Sans nous étendre davantage sur le mérite général des ouvrages de ce genre, dont la cour de Louis XIV, de Louis XV et de Louis XVI ont abondé, nous allons donner à nos lecteurs les extraits qui nous ont paru les plus intéressants dans ces petits volumes, dont le style est vif, clair et dénué d’affectation, quoique souvent rempli d’élégance. L’auteur débute ainsi:
“On était à la fin de 1809: Napoléon venait de cueillir de nouveaux lauriers; rien ne manquait à sa gloire; mais un héritier manquait à son ambition. Il ne pouvait plus en espérer de son union avec Joséphine, et la mort venait de moissonner le fils ainé de son frère Louis. On regardait généralement cet enfant comme devant être le successeur de son oncle; on allait même jusqu’à dire qu’il était son fils, et que l’empereur n’avait donné Hortense Beauharnais en mariage à Louis, que pour cacher le résultat de ses liaisons avec elle. A l’appui de ce qui ne pouvait être qu’une conjecture, on disait que Louis n’avait jamais pu souffrir sa femme; et c’est ainsi que la vérité sert quelquefois à propager le mensonge. Il est certain que Napoléon n’eut jamais d’intimité avec Hortense Beauharnais, qu’il aimait comme Eugene, parce qu’ils étaient les enfans de son épouse. Dans les divers mariages qu’il décida, soit dans sa famille, soit même parmi les personnes de sa cour, jamais il n’écouta l’inclination: il n’écoutait que les convenances.”
Ce passage, qui réfute d’abord une calomnie atroce, confirme l’opinion qu’on s’est déjà formée depuis longtems des motifs qui influèrent sur l’Empereur des Français, dans les alliances auxquelles il força plusieurs membres de sa famille. L’auteur cite Jérome et Mdlle. Patterson. Ce qui démontre pourtant que, les desseins de sa politique remplis, Napoléon n’était pas dénué des affections ordinaires de l’humanité, c’est qu’il est bien connu aux Etats-Unis, que le fils de Jérome et de Mdlle. Patterson reçut des bienfaits et des présens sans nombre de son oncle, qui envoya même d’Europe un célèbre professeur pour soigner son éducation.
Dans les détails sur son divorce avec Joséphine, celle-ci paraît en avoir été prévenue quelque temps avant que Napoléon lui-même lui en annonçât la nouvelle, ce qui eut lieu dans un rendez-vous qu’il lui donna à Fontainebleau, où l’impératrice s’étant fait attendre, Napoléon lui en fit des reproches, dont Joséphine étant blessée, “laissa échapper quelques paroles un peu dures.
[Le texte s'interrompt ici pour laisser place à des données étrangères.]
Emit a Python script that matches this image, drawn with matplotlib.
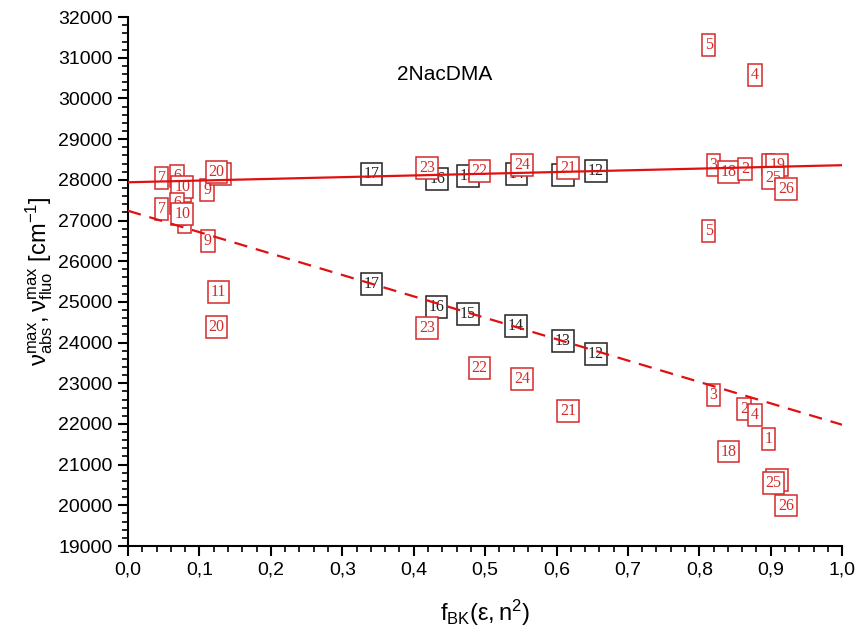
import matplotlib
matplotlib.use("Agg")
import matplotlib.pyplot as plt
from matplotlib.ticker import MultipleLocator, FuncFormatter
import numpy as np

plt.rcParams['font.family'] = ['Liberation Sans', 'DejaVu Sans']
plt.rcParams['mathtext.fontset'] = 'custom'
plt.rcParams['mathtext.rm'] = 'Liberation Sans'
plt.rcParams['mathtext.it'] = 'Liberation Sans'

# ---- data ----
# absorption (upper) points: solvent number, f_BK, wavenumber
abs_labels = ["6", "7", "8", "10", "9", "11", "20",
              "17", "16", "15", "14", "13", "12",
              "23", "22", "24", "21",
              "5", "4", "3", "18", "2", "1", "19", "25", "26"]
abs_x = [0.069, 0.047, 0.078, 0.076, 0.111, 0.129, 0.124,
         0.341, 0.433, 0.476, 0.544, 0.609, 0.655,
         0.419, 0.492, 0.552, 0.616,
         0.813, 0.878, 0.820, 0.841, 0.864, 0.897, 0.909, 0.903, 0.921]
abs_y = [28090, 28040, 27720, 27830, 27750, 28150, 28200,
         28143, 28012, 28093, 28143, 28118, 28216,
         28283, 28224, 28364, 28283,
         31320, 30575, 28364, 28200, 28265, 28380, 28364, 28037, 27766]

# fluorescence (lower) points
fluo_labels = ["6", "7", "8", "10", "9", "11", "20",
               "17", "16", "15", "14", "13", "12",
               "23", "22", "24", "21",
               "5", "3", "2", "4", "1", "18", "19", "25", "26"]
fluo_x = [0.069, 0.047, 0.079, 0.076, 0.112, 0.127, 0.124,
          0.341, 0.432, 0.476, 0.543, 0.609, 0.655,
          0.419, 0.492, 0.552, 0.616,
          0.813, 0.820, 0.863, 0.878, 0.897, 0.841, 0.909, 0.904, 0.921]
fluo_y = [27420, 27275, 26960, 27160, 26500, 25250, 24376,
          25440, 24882, 24703, 24408, 24039, 23713,
          24351, 23369, 23106, 22327,
          26750, 22713, 22369, 22221, 21632, 21320, 20624, 20543, 19993]

# black = solvents 12-17, red = the rest
black_set = {"12", "13", "14", "15", "16", "17"}

# linear fits (intercept, slope)
abs_fit = (27940, 420)
fluo_fit = (27240, -5260)

title_text = "2NacDMA"

RED = "#d42a2a"
BLACK = "#222222"

fig = plt.figure(figsize=(8.62, 6.38), dpi=100)
ax = fig.add_axes([0.1485, 0.1442, 0.8285, 0.829])

def draw_points(xs, ys, labels):
    for x, y, lab in zip(xs, ys, labels):
        c = BLACK if lab in black_set else RED
        ax.text(x, y, lab, ha="center", va="center", fontsize=11.5,
                family="Liberation Serif", color=c, zorder=3,
                bbox=dict(boxstyle="square,pad=0.18", fc="white", ec=c, lw=1.1))

draw_points(abs_x, abs_y, abs_labels)
draw_points(fluo_x, fluo_y, fluo_labels)

xx = np.array([0.0, 1.0])
ax.plot(xx, abs_fit[0] + abs_fit[1] * xx, color="#e01010", lw=1.6, zorder=4)
ax.plot(xx, fluo_fit[0] + fluo_fit[1] * xx, color="#e01010", lw=1.6,
        ls=(0, (6, 4)), zorder=4)

ax.text(0.443, 30600, title_text, fontsize=15, ha="center", va="center")

ax.set_xlim(0, 1.0)
ax.set_ylim(19000, 32000)
ax.xaxis.set_major_locator(MultipleLocator(0.1))
ax.xaxis.set_minor_locator(MultipleLocator(0.02))
ax.yaxis.set_major_locator(MultipleLocator(1000))
ax.yaxis.set_minor_locator(MultipleLocator(200))
ax.xaxis.set_major_formatter(FuncFormatter(lambda v, p: f"{v:.1f}".replace(".", ",")))
ax.yaxis.set_major_formatter(FuncFormatter(lambda v, p: f"{int(round(v))}"))

for s in ["top", "right"]:
    ax.spines[s].set_visible(False)
for s in ["left", "bottom"]:
    ax.spines[s].set_linewidth(1.5)

ax.tick_params(which="major", direction="out", length=7, width=1.5, labelsize=14, pad=4)
ax.tick_params(which="minor", direction="out", length=4, width=1.2)

ax.set_xlabel(r"$\mathregular{f_{BK}(\varepsilon,n^2)}$", fontsize=17, labelpad=14)
ax.set_ylabel(r"$\mathregular{\nu^{max}_{abs},\nu^{max}_{fluo}\ [cm^{-1}]}$", fontsize=17, labelpad=2)

fig.savefig("out.png", dpi=100)
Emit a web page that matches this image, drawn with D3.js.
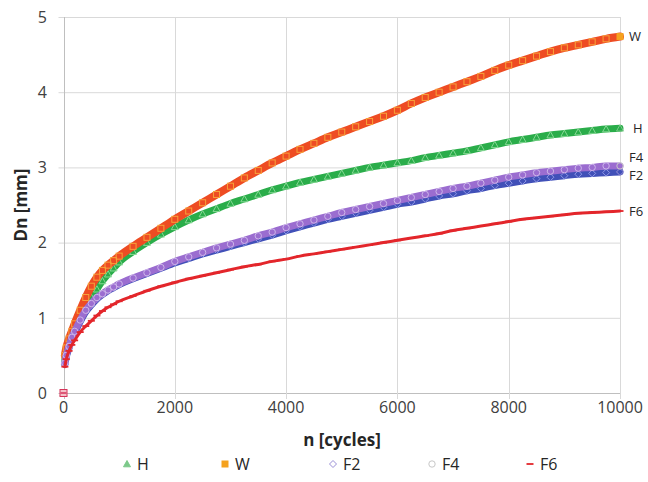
<!DOCTYPE html>
<html><head><meta charset="utf-8">
<script src="https://cdn.jsdelivr.net/npm/d3@7/dist/d3.min.js"></script>
<style>body{margin:0;background:#fff}svg{display:block}text{font-family:"Open Sans",sans-serif}</style>
</head><body>
<svg id="c" width="648" height="482"></svg>
<script>
const cycles = [0,25,50,100,150,200,300,400,500,600,700,800,900,1000,1250,1500,1750,2000,2250,2500,2750,3000,3250,3500,3750,4000,4250,4500,4750,5000,5250,5500,5750,6000,6250,6500,6750,7000,7250,7500,7750,8000,8250,8500,8750,9000,9250,9500,9750,10000];
const H  = [0,0.45,0.55,0.68,0.78,0.86,1.0,1.14,1.27,1.38,1.49,1.58,1.66,1.74,1.88,2.0,2.11,2.21,2.3,2.38,2.45,2.52,2.58,2.64,2.70,2.75,2.80,2.84,2.88,2.92,2.96,3.00,3.03,3.06,3.09,3.13,3.16,3.19,3.22,3.26,3.30,3.34,3.37,3.40,3.43,3.45,3.47,3.49,3.51,3.52];
const W  = [0,0.5,0.6,0.72,0.82,0.92,1.1,1.27,1.42,1.54,1.63,1.7,1.76,1.82,1.95,2.07,2.19,2.31,2.42,2.53,2.64,2.75,2.86,2.96,3.06,3.15,3.24,3.32,3.40,3.47,3.54,3.61,3.68,3.76,3.85,3.93,4.0,4.07,4.14,4.21,4.29,4.36,4.42,4.48,4.54,4.59,4.63,4.67,4.71,4.74];
const F2 = [0,0.38,0.48,0.6,0.72,0.8,0.95,1.08,1.17,1.25,1.31,1.36,1.4,1.44,1.52,1.59,1.66,1.73,1.79,1.85,1.9,1.95,2.0,2.05,2.1,2.16,2.21,2.26,2.31,2.35,2.39,2.43,2.47,2.51,2.54,2.58,2.62,2.65,2.69,2.72,2.76,2.79,2.82,2.85,2.87,2.89,2.91,2.92,2.93,2.94];
const F4 = [0,0.4,0.5,0.62,0.74,0.82,0.97,1.1,1.19,1.27,1.32,1.37,1.41,1.45,1.53,1.6,1.67,1.75,1.81,1.87,1.93,1.98,2.03,2.09,2.14,2.2,2.25,2.3,2.35,2.4,2.44,2.48,2.52,2.56,2.6,2.64,2.68,2.72,2.75,2.79,2.83,2.87,2.9,2.93,2.95,2.97,2.99,3.0,3.02,3.02];
const F6 = [0,0.35,0.45,0.56,0.64,0.7,0.81,0.89,0.96,1.03,1.09,1.14,1.18,1.22,1.29,1.36,1.42,1.47,1.52,1.56,1.6,1.64,1.68,1.71,1.75,1.78,1.82,1.85,1.88,1.91,1.94,1.97,2.0,2.03,2.06,2.09,2.12,2.16,2.19,2.22,2.25,2.28,2.31,2.33,2.35,2.37,2.39,2.4,2.41,2.42];
const seriesNames = ["H","W","F2","F4","F6"];
const xTicks = [0,2000,4000,6000,8000,10000];
const yTicks = [0,1,2,3,4,5];
const xTitle = "n [cycles]";
const yTitle = "Dn [mm]";

const series = [
  {name:"H",  vals:H,  band:"#2aad4a", bw:7, mk:"#86d894", shape:"tri",  leg:"#7cc98a", lab:0},
  {name:"W",  vals:W,  band:"#ee4c23", bw:8, mk:"#f7a23a", shape:"sq",   leg:"#f5a21e", lab:0},
  {name:"F2", vals:F2, band:"#4150b8", bw:7, mk:"#8f98e6", shape:"dia",  leg:"#9a8fd6", lab:3},
  {name:"F4", vals:F4, band:"#9b6dd0", bw:7, mk:"#cdb6ea", shape:"circ", leg:"#c8c8c8", lab:-9},
  {name:"F6", vals:F6, band:"#e3262b", bw:3, mk:"#e3262b", shape:"dash", leg:"#e3262b", lab:0}
];

const svg = d3.select("#c");
const x = d3.scaleLinear().domain([0,10000]).range([63.5,620]);
const y = d3.scaleLinear().domain([0,5]).range([393,17]);

// grid
svg.append("g").selectAll("line").data(yTicks).join("line")
  .attr("x1",x(0)-5).attr("x2",x(10000)).attr("y1",d=>y(d)+0.5).attr("y2",d=>y(d)+0.5)
  .attr("stroke",d=>d===0?"#bfbfbf":"#d9d9d9").attr("stroke-width",1);
svg.append("g").selectAll("line").data(xTicks).join("line")
  .attr("x1",d=>Math.round(x(d))+0.5).attr("x2",d=>Math.round(x(d))+0.5).attr("y1",y(5)).attr("y2",y(0)+6)
  .attr("stroke",d=>d===0?"#bfbfbf":"#d9d9d9").attr("stroke-width",1);

// tick labels
svg.append("g").selectAll("text").data(yTicks).join("text")
  .attr("x",47).attr("y",d=>y(d)).attr("dy","0.36em").attr("text-anchor","end")
  .attr("font-size",16).attr("fill","#404040").text(d=>d);
svg.append("g").selectAll("text").data(xTicks).join("text")
  .attr("x",d=>x(d)).attr("y",413).attr("text-anchor","middle")
  .attr("font-size",16).attr("fill","#404040").text(d=>d);

svg.append("text").attr("x",342).attr("y",446).attr("text-anchor","middle")
  .attr("font-size",17).attr("font-weight","bold").attr("fill","#262626").text(xTitle);
svg.append("text").attr("transform","translate(27,205) rotate(-90)").attr("text-anchor","middle")
  .attr("font-size",17).attr("font-weight","bold").attr("fill","#262626").text(yTitle);

function marker(sel, shape, color, filled){
  const f = filled ? color : "none";
  if(shape==="tri") sel.append("path").attr("d","M0,-3.5L3.5,2.8L-3.5,2.8Z").attr("fill",f).attr("stroke",color).attr("stroke-width",1);
  else if(shape==="sq") sel.append("rect").attr("x",-3).attr("y",-3).attr("width",6).attr("height",6).attr("fill",f).attr("stroke",color).attr("stroke-width",1);
  else if(shape==="dia") sel.append("path").attr("d","M0,-3.5L3.5,0L0,3.5L-3.5,0Z").attr("fill",f).attr("stroke",color).attr("stroke-width",1);
  else if(shape==="circ") sel.append("circle").attr("r",3.2).attr("fill",f).attr("stroke",color).attr("stroke-width",1);
  else sel.append("line").attr("x1",-3.5).attr("x2",3.5).attr("stroke",color).attr("stroke-width",1.8);
}

const line = d3.line().x(d=>x(d[0])).y(d=>y(d[1])).curve(d3.curveMonotoneX);
series.forEach(s=>{
  const pts = cycles.map((c,i)=>[c,s.vals[i]]);
  const g = svg.append("g");
  g.append("path").datum(pts.slice(1)).attr("d",line).attr("fill","none")
    .attr("stroke",s.band).attr("stroke-width",s.bw).attr("stroke-linejoin","round").attr("stroke-linecap","round");
  pts.forEach((p,i)=>{
    const m = g.append("g").attr("transform",`translate(${x(p[0])},${y(p[1])})`);
    const last = i===pts.length-1;
    marker(m, s.shape, last ? s.leg : s.mk, last && s.shape==="sq");
  });
});
// origin marker
const o = svg.append("g").attr("transform",`translate(${x(0)},${y(0)})`);
o.append("rect").attr("x",-3.5).attr("y",-3.5).attr("width",7).attr("height",7).attr("fill","#f3c0c8").attr("stroke","#d6345a").attr("stroke-width",1);
o.append("line").attr("x1",-3).attr("x2",3).attr("stroke","#d6345a").attr("stroke-width",1.5);

// end labels
series.forEach(s=>{
  svg.append("text").attr("x",s.name==="H"?633:629).attr("y",y(s.vals[s.vals.length-1])+s.lab)
    .attr("dy","0.36em").attr("font-size",13).attr("fill","#262626").text(s.name);
});

// legend
const legX = [127,225,333,432,530];
series.forEach((s,i)=>{
  const g = svg.append("g").attr("transform",`translate(${legX[i]},464)`);
  marker(g, s.shape, s.leg, s.shape==="sq"||s.shape==="tri");
  g.append("text").attr("x",10).attr("dy","0.36em").attr("font-size",16).attr("fill","#262626").text(seriesNames[i]);
});
</script>
</body></html>
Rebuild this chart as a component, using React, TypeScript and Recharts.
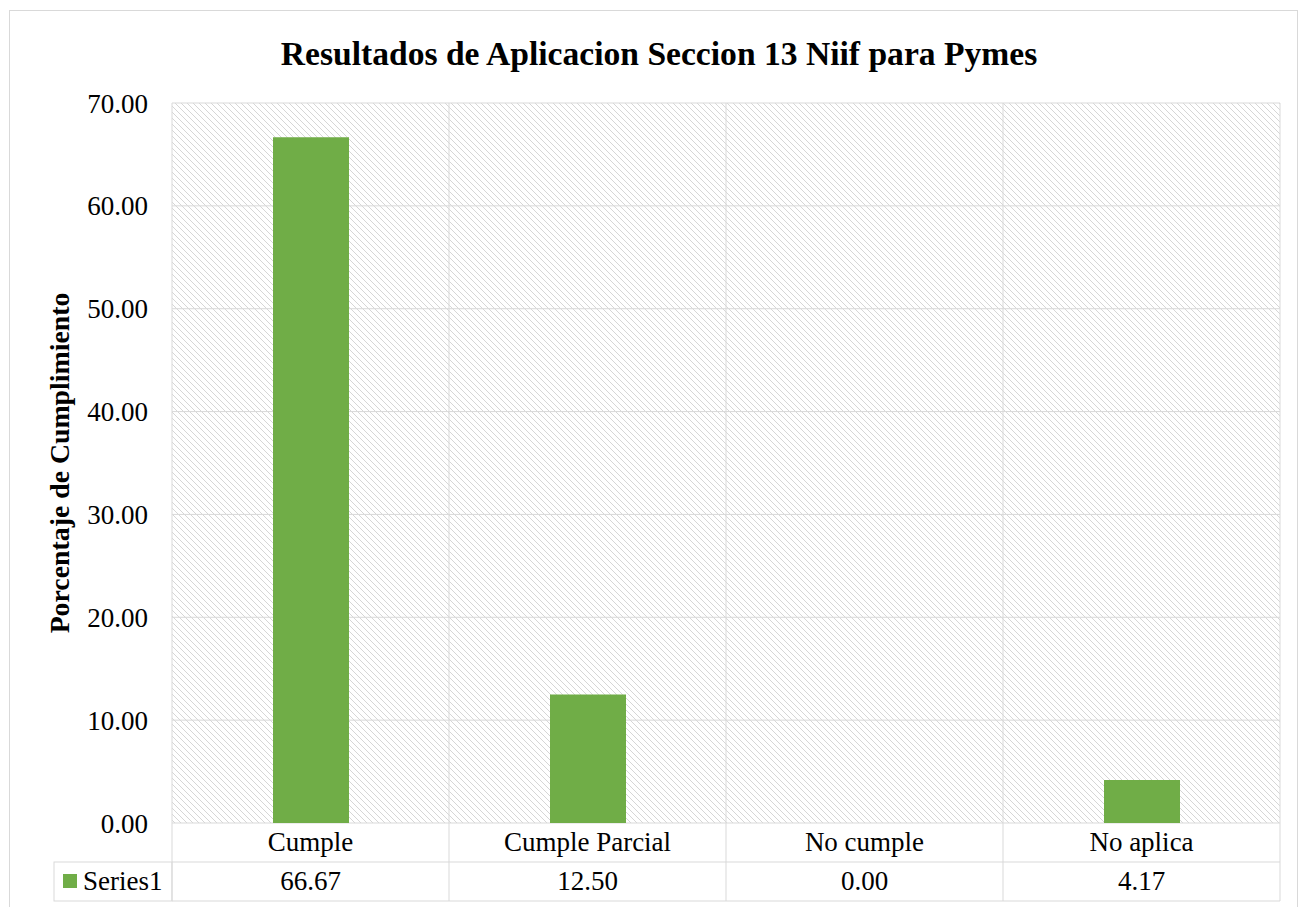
import React from 'react';
import { BarChart, Bar, XAxis, YAxis, CartesianGrid } from 'recharts';

const categories = ['Cumple', 'Cumple Parcial', 'No cumple', 'No aplica'];
const series1 = [66.67, 12.5, 0.0, 4.17];
const yTicks = [0, 10, 20, 30, 40, 50, 60, 70];

const data = categories.map((name, i) => ({ name, value: series1[i] }));

const FONT = '"Liberation Serif", "Times New Roman", serif';
const GRID = '#d9d9d9';
const GREEN = '#70ad47';

// plot box
const PLOT_LEFT = 172;
const PLOT_RIGHT = 1280;
const PLOT_TOP = 103;
const PLOT_BOTTOM = 823;
const W = 1307;
const H = 907;
const Y_AXIS_W = 60;
const ROW_H = 39;
const BAND = (PLOT_RIGHT - PLOT_LEFT) / categories.length;

const TableTick = ({ x, y, payload }: any) => {
  const i = payload.index;
  const left = x - BAND / 2;
  const right = x + BAND / 2;
  const top = y - (PLOT_BOTTOM - PLOT_TOP);
  return (
    <g>
      <line x1={left} x2={left} y1={top} y2={y + ROW_H * 2} stroke={GRID} />
      {i === categories.length - 1 && (
        <line x1={right} x2={right} y1={top} y2={y + ROW_H * 2} stroke={GRID} />
      )}
      <line x1={left} x2={right} y1={y + ROW_H} y2={y + ROW_H} stroke={GRID} />
      <line x1={left} x2={right} y1={y + ROW_H * 2} y2={y + ROW_H * 2} stroke={GRID} />
      <text x={x} y={y + 28} textAnchor="middle" fontFamily={FONT} fontSize={27} fill="#000">
        {payload.value}
      </text>
      <text x={x} y={y + ROW_H + 28} textAnchor="middle" fontFamily={FONT} fontSize={27} fill="#000">
        {series1[i].toFixed(2)}
      </text>
      {i === 0 && (
        <g>
          <rect x={left - 118} y={y + ROW_H} width={118} height={ROW_H} fill="none" stroke={GRID} />
          <rect x={left - 109} y={y + ROW_H + 12} width={14} height={14} fill={GREEN} />
          <text x={left - 89} y={y + ROW_H + 28} fontFamily={FONT} fontSize={27} fill="#000">
            Series1
          </text>
        </g>
      )}
    </g>
  );
};

export default function App() {
  return (
    <div style={{ position: 'absolute', left: 0, top: 0, width: W, height: H, background: '#fff' }}>
      <svg width={0} height={0} style={{ position: 'absolute' }}>
        <defs>
          <pattern id="hatch" patternUnits="userSpaceOnUse" width={6} height={6}>
            <rect width={6} height={6} fill="#fff" />
            <path d="M0,0 L6,6 M-1,5 L1,7 M5,-1 L7,1" stroke="#d6d6d6" strokeWidth={1} />
          </pattern>
        </defs>
      </svg>
      <div
        style={{
          position: 'absolute', left: 9, top: 10, width: 1287, height: 896,
          border: `1px solid ${GRID}`,
        }}
      />
      <div
        style={{
          position: 'absolute', left: 0, top: 35, width: 1318, textAlign: 'center',
          fontFamily: FONT, fontWeight: 'bold', fontSize: 33.6, color: '#000',
        }}
      >
        Resultados de Aplicacion Seccion 13 Niif para Pymes
      </div>
      <svg style={{ position: 'absolute', left: 0, top: 0 }} width={120} height={H}>
        <text
          transform="translate(69,463) rotate(-90)"
          textAnchor="middle"
          fontFamily={FONT}
          fontWeight="bold"
          fontSize={27.8}
          fill="#000"
        >
          Porcentaje de Cumplimiento
        </text>
      </svg>
      <div style={{ position: 'absolute', left: 0, top: 0 }}>
        <BarChart
          width={W}
          height={H}
          data={data}
          margin={{ left: PLOT_LEFT - Y_AXIS_W, right: W - PLOT_RIGHT, top: PLOT_TOP, bottom: 0 }}
        >
          <CartesianGrid vertical={false} stroke={GRID} fill="url(#hatch)" fillOpacity={1} />
          <XAxis
            dataKey="name"
            height={H - PLOT_BOTTOM}
            axisLine={false}
            tickLine={false}
            tickSize={0}
            tickMargin={0}
            interval={0}
            tick={<TableTick />}
          />
          <YAxis
            width={Y_AXIS_W}
            domain={[0, 70]}
            ticks={yTicks}
            axisLine={false}
            tickLine={false}
            tickSize={0}
            tickMargin={24}
            tickFormatter={(v: number) => v.toFixed(2)}
            tick={{ fill: '#000', fontSize: 27, fontFamily: FONT }}
          />
          <Bar dataKey="value" fill={GREEN} barSize={76} isAnimationActive={false} />
        </BarChart>
      </div>
    </div>
  );
}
On se dit des choses que rien ne répare, et que rien ne fait oublier.—Le mot de divorce fut prononcé......... et fut peut-être l’origine de sa chûte, par l’essor immense que son second mariage donna à son ambition.”
Vient ensuite la négociation pour unir Bonaparte à une princesse de Russie, qui manqua par l’opposition de l’impératrice douairière. On ne pouvait conjecturer quelle princesse était destinée à porter la couronne de France, “quand on apprit que Napoléon avait obtenu celle à qui personne n’avait songé, une princesse de la maison d’Autriche, une petite-nièce de Marie-Antoinette,” dont Mme. Durand fait ainsi le portrait:
“Marie-Louise avait alors dix-huit ans et demi, une taille majestueuse, une démarche noble, beaucoup de fraicheur et d’éclat, des cheveux blonds qui n’avaient rien de fade, des yeux bleus mais animés, une main et un pied qui auraient pu servir de modèles; un peu trop d’embonpoint peut-être, défaut qu’elle ne conserva pas longtems en France.......... Calme, réfléchie, bonne et sensible, quoique peu démonstrative, elle avait tous les talens agréables, aimait à s’occuper, et ne connaissait pas l’ennui...... Pour mettre le comble au bonheur de Napoléon, le destin voulut que cette jeune princesse, qui aurait pu ne voir en lui que le persécuteur de sa famille, l’homme qui l’avait obligée deux fois à fuir de Vienne, se trouvât flattée de captiver celui que la renommée proclamait comme le héros de l’Europe, et éprouvât bientôt pour lui le plus tendre attachement.”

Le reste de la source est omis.